Sidney Cohen/NNSL photo
Finance Minister Robert C. McLeod said the government is crunching the numbers on a new land transfer tax that would see lower rates applied to homes of lesser value. “We want to try to get a product that's done right,” he told Yellowknifer Thursday..

“Yellowknife has half of the population base in the territory, and the highest real estate costs, so we would be bearing the brunt of that,” Rod Stirling said Thursday.

“Really, it would be a Yellowknife land tax.”

In his Feb. 8 budget address, Finance Minister Robert C. McLeod said in 2018-19, the government “will be developing detailed proposals” for a land transfer tax as one measure to offset some of the territory's falling revenues.

To reduce the impact on lower-income home owners, said McLeod, the tax rate would be lower on homes of lesser value.

The finance department estimates a land transfer tax would bring in about $3.1 million a year, but the minister could explain in an interview Thursday how officials came to that figure.

A land transfer tax does not appear in the main estimates of the proposed 2018-19 budget.

On Tuesday, Kam Lake MLA Kieron Testart, pressed McLeod to answer whether certain parts of the territory would be taxed differently from others.

“I'll put it plainly and not hypothetically,” said Testart. “Is this new tax going to disproportionately affect residents of the City of Yellowknife?”

To this, McLeod responded, “I'll answer plainly: the tax may affect those communities that have higher real estate costs than other communities across the Northwest Territories.”

McLeod was not able to provide a time-line for the roll-out of a land transfer tax.

Talks still need to happen with other MLAs and members of the public, he said Thursday, and the tax may require new legislation.

“It probably won't make it into this year's budget,” he said.

Ideally, said McLeod, a land transfer tax would be implemented “toward the end of this assembly.”

McLeod said the new tax “may play a factor” in people's decision to move to Yellowknife, but that it would not seem so burdensome if amortized over a 20-year mortgage.

Testart said Thursday that he is against a land transfer tax that would “affect Yellowknife primarily, and the other tax base centres generally, and the middle class entirely.”

However, the Standing Committee on Priorities and Planning, of which Testart is deputy chair, was supportive of the tax back in January.

In a Jan. 18 letter to McLeod obtained by Yellowknifer, committee chair Tom Beaulieu, the MLA for Tu Nedhe-Wiilideh, wrote that the committee was “surprised” not to see revenue from a land transfer tax reflected in the 2018-19 budget.

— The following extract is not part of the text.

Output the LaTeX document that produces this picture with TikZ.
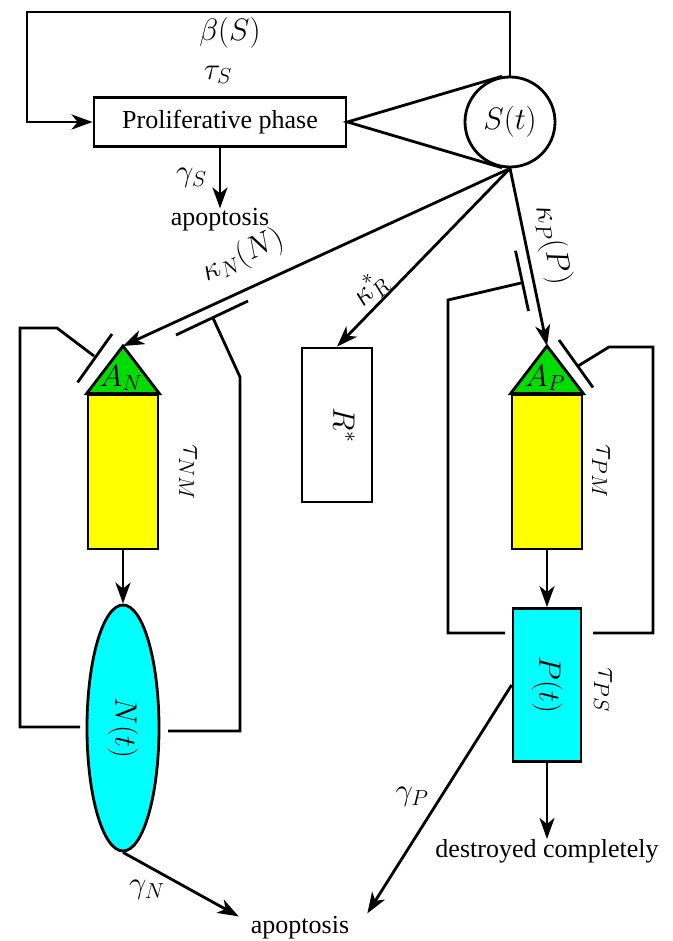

“Members support the implementation of this modest revenue measure,” Beaulieu wrote in the letter to which the other committee members are copied.

Testart said he was under the impression in January that the land transfer tax would represent a harmonization of existing fees, and that it would simplify the home-buying process.

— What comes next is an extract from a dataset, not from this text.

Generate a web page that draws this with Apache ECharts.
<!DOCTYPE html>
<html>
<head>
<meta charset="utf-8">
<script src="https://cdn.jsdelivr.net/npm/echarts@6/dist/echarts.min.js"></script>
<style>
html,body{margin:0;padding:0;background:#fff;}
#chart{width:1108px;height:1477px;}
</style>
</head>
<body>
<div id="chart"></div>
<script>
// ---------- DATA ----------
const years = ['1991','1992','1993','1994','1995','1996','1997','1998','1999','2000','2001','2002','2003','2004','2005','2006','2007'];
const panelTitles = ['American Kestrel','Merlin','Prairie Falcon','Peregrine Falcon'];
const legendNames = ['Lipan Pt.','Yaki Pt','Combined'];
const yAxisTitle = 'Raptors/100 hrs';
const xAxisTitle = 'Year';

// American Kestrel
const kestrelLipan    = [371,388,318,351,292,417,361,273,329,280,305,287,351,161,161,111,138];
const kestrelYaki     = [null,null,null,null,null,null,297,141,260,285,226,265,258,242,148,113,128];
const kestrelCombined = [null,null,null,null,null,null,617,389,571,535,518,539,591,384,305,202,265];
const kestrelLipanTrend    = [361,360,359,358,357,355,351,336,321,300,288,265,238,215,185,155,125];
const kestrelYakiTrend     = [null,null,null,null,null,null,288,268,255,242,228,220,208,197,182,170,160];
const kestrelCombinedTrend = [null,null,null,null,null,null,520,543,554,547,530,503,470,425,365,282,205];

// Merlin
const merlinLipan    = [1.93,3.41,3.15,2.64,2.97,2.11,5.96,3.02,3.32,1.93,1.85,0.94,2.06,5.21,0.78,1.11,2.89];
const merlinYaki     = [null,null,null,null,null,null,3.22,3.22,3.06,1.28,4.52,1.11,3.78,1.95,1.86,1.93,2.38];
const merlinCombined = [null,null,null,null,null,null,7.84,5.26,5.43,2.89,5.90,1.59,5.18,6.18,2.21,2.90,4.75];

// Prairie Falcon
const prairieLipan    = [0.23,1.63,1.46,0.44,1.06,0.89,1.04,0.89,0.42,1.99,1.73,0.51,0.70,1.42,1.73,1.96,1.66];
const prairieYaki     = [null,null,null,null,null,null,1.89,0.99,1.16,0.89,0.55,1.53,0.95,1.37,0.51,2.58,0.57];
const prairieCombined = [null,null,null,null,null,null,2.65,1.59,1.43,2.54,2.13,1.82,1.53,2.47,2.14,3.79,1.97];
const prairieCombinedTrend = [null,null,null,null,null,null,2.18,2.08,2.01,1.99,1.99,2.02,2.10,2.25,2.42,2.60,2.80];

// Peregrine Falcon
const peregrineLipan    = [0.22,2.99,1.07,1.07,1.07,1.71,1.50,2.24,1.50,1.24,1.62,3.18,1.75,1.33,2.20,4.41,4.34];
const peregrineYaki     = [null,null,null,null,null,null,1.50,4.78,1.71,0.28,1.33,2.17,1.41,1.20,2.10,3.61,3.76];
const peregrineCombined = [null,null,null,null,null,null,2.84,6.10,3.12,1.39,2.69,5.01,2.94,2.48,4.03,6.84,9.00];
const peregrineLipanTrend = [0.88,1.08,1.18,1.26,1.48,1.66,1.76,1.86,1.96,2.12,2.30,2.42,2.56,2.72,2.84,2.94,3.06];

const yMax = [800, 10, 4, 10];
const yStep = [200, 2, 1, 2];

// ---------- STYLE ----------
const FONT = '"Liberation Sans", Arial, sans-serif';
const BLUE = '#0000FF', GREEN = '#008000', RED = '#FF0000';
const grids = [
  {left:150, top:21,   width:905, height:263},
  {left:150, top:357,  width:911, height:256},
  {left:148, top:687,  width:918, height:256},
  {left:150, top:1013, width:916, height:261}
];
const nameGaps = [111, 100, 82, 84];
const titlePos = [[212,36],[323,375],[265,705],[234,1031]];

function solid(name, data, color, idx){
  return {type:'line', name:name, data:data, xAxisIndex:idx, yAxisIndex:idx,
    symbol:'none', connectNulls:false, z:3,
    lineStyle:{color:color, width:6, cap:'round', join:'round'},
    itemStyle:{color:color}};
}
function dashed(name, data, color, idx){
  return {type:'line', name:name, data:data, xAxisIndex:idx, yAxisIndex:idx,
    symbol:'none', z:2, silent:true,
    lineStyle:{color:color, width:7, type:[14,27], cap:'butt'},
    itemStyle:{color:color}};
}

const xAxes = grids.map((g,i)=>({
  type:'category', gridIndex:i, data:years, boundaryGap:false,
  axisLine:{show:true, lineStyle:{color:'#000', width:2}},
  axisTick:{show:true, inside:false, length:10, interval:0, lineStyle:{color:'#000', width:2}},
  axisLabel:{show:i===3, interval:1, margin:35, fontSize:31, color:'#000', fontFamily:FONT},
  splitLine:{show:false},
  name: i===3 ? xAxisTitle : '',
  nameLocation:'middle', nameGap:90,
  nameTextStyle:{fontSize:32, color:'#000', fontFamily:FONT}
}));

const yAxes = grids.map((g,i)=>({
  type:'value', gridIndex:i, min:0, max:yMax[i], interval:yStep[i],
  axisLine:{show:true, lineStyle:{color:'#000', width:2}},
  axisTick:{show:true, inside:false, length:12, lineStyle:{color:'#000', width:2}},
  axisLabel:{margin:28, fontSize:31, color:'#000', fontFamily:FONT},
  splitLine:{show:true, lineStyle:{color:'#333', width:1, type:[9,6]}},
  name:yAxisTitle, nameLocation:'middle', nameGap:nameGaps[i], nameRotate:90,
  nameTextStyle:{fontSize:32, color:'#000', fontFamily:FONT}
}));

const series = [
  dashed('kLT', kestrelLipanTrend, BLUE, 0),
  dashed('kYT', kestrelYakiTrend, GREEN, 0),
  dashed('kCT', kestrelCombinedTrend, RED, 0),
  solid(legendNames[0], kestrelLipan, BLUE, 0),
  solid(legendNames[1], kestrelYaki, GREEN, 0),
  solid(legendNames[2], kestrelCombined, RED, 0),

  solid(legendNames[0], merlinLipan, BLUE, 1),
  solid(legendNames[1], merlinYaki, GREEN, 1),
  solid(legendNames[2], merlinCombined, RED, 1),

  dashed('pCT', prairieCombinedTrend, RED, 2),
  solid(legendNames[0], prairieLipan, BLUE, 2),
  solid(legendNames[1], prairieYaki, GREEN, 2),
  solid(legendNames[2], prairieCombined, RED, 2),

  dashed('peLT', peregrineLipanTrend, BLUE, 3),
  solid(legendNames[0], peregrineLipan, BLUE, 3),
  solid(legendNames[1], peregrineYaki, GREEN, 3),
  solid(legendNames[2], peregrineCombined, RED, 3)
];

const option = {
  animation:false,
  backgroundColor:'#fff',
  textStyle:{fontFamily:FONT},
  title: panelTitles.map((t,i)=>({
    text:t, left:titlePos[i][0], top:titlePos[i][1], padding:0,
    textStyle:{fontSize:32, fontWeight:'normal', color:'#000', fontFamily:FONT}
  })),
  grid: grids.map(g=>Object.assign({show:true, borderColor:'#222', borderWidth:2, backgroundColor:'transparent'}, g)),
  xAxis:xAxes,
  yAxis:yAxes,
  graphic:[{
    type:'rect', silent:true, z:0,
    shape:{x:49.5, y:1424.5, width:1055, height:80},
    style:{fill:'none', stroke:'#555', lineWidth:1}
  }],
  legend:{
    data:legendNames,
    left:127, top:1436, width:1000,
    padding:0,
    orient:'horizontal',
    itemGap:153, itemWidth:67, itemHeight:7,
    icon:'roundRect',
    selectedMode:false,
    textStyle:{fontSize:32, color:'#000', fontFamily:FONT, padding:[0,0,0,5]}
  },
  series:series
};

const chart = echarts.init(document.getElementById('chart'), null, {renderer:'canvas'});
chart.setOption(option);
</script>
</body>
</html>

He did not understand it to be a “revenue grab for government” that would “squeeze the middle class and those attempting to enter the middle class.”

“We aren't political parties here,” said Testart. “We review things as standing committees and we're all independent at the end of the day.

“Sometimes the correspondence committees send can be different from what individual members say.”

Testart said the picture he has of the land transfer tax is “quite murky,” but so far it seems contrary to the government's commitment to reduce the cost of living in the Northwest Territories.

In 2017 there were 773 land title transfers in Yellowknife, said Stirling, but a number of those were re-registrations for reasons such as divorce, death and marriage.

The Coldwell-Banker broker estimates that about 600 of those title transfers represent actual sales.

Stirling said a land transfer tax could discourage people from buying homes in Yellowknife, which he called “Toronto of the North.”

Stirling wondered why the government would add to the cost of buying a home, rather than look for ways to make housing more affordable.

“We're one of the most expensive cities in Canada, let's not make it more expensive,” he said.

“Let's make it attractive, not detract from moving here.”